» GOAL: Starting at the first line of the listing below, repeat each line exactly until the line containing "plt.rcParams['font.family'] = ['DejaVu Sans']", which you include. Leave out pictures.

» DATA SUPPLIED:

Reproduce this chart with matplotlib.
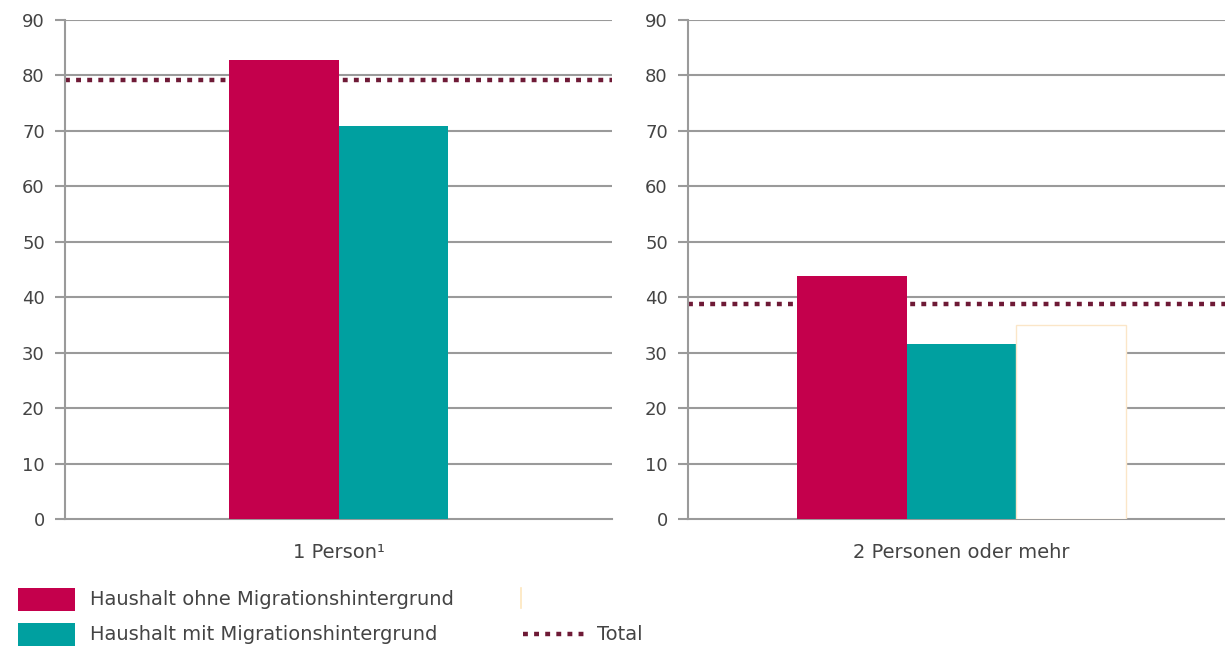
import matplotlib
matplotlib.use("Agg")
import matplotlib.pyplot as plt
from matplotlib.patches import Rectangle
from matplotlib.lines import Line2D

plt.rcParams['font.family'] = ['DejaVu Sans']

# ---- data ----
panels = ["1 Person\u00b9", "2 Personen oder mehr"]
series_names = ["Haushalt ohne Migrationshintergrund", "Haushalt mit Migrationshintergrund"]
total_label = "Total"
ohne_mig = [82.7, 43.9]
mit_mig = [70.9, 31.6]
total = [79.2, 38.8]
masked_third = [None, 35.0]   # blank (white) bar in second panel
yticks = [0, 10, 20, 30, 40, 50, 60, 70, 80, 90]

RED = "#c4004c"
TEAL = "#00a0a0"
TOTAL_C = "#6e1a36"
GRID = "#9a9a9a"
TXT = "#444444"
DOTS = (0, (1.1, 1.4))

fig = plt.figure(figsize=(12.25, 6.48), dpi=100)
W, H = 1225, 648
ax_rects = [
    (65 / W, 1 - 519 / H, 547 / W, 499 / H),
    (688 / W, 1 - 519 / H, 547 / W, 499 / H),
]

for i, rect in enumerate(ax_rects):
    ax = fig.add_axes(rect)
    ax.set_xlim(-2.5, 2.5)
    ax.set_ylim(0, 90)
    ax.set_yticks(yticks)
    for y in yticks[1:]:
        ax.axhline(y, color=GRID, lw=1.5, zorder=1)
    ax.axhline(total[i], color=TOTAL_C, lw=3.2, linestyle=DOTS, zorder=2)
    if masked_third[i] is None:
        xs = [-0.5, 0.5]
    else:
        xs = [-1, 0, 1]
    ax.bar(xs[0], ohne_mig[i], width=1.0, color=RED, zorder=3)
    ax.bar(xs[1], mit_mig[i], width=1.0, color=TEAL, zorder=3)
    if masked_third[i] is not None:
        ax.bar(xs[2], masked_third[i], width=1.0, color="white",
               edgecolor="#fbe6c8", linewidth=1.0, zorder=3)
    for s in ["top", "right"]:
        ax.spines[s].set_visible(False)
    ax.spines["left"].set_color(GRID)
    ax.spines["left"].set_linewidth(1.5)
    ax.spines["bottom"].set_color(GRID)
    ax.spines["bottom"].set_linewidth(1.5)
    ax.tick_params(axis="y", length=7.5, width=1.5, color=GRID, pad=7,
                   labelsize=13, labelcolor=TXT)
    ax.set_xticks([0])
    ax.set_xticklabels([panels[i]])
    ax.tick_params(axis="x", length=0, pad=17, labelsize=14, labelcolor=TXT)

# legend (manual, figure pixel coordinates)
def fx(px):
    return px / W

def fy(py):
    return 1 - py / H

for color, name, top in [(RED, series_names[0], 588), (TEAL, series_names[1], 623)]:
    fig.add_artist(Rectangle((fx(18), fy(top + 23)), 57 / W, 23 / H,
                             transform=fig.transFigure, facecolor=color, edgecolor="none"))
    fig.text(fx(90), fy(top + 11.5), name, fontsize=14, color=TXT, va="center", ha="left")

fig.add_artist(Line2D([fx(523), fx(585)], [fy(634), fy(634)], transform=fig.transFigure,
                      color=TOTAL_C, lw=3.2, linestyle=DOTS))
fig.text(fx(597), fy(634), total_label, fontsize=14, color=TXT, va="center", ha="left")
fig.add_artist(Line2D([fx(521), fx(521)], [fy(588), fy(608)], transform=fig.transFigure,
                      color="#fde6bd", lw=1.2))

fig.savefig("out.png", dpi=100)
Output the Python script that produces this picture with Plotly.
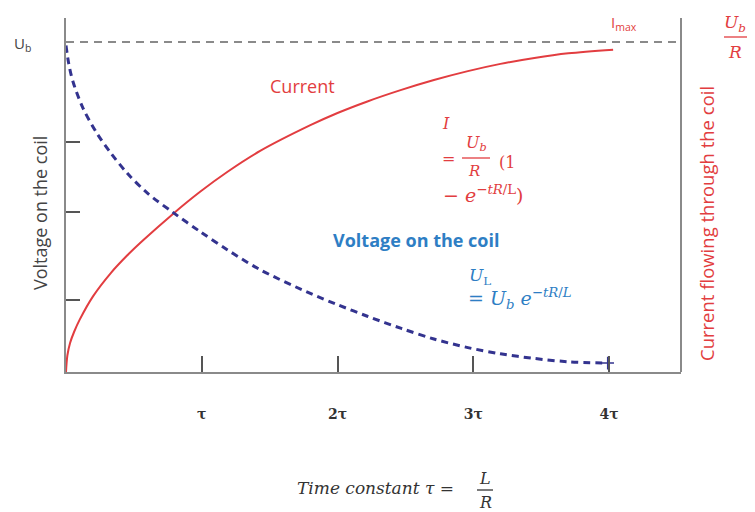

» TASK RESPONSE:
Reproduce this chart with matplotlib.
import matplotlib
matplotlib.use("Agg")
import matplotlib.pyplot as plt
from matplotlib.patches import Rectangle
from matplotlib.lines import Line2D

plt.rcParams['font.family'] = ['DejaVu Sans']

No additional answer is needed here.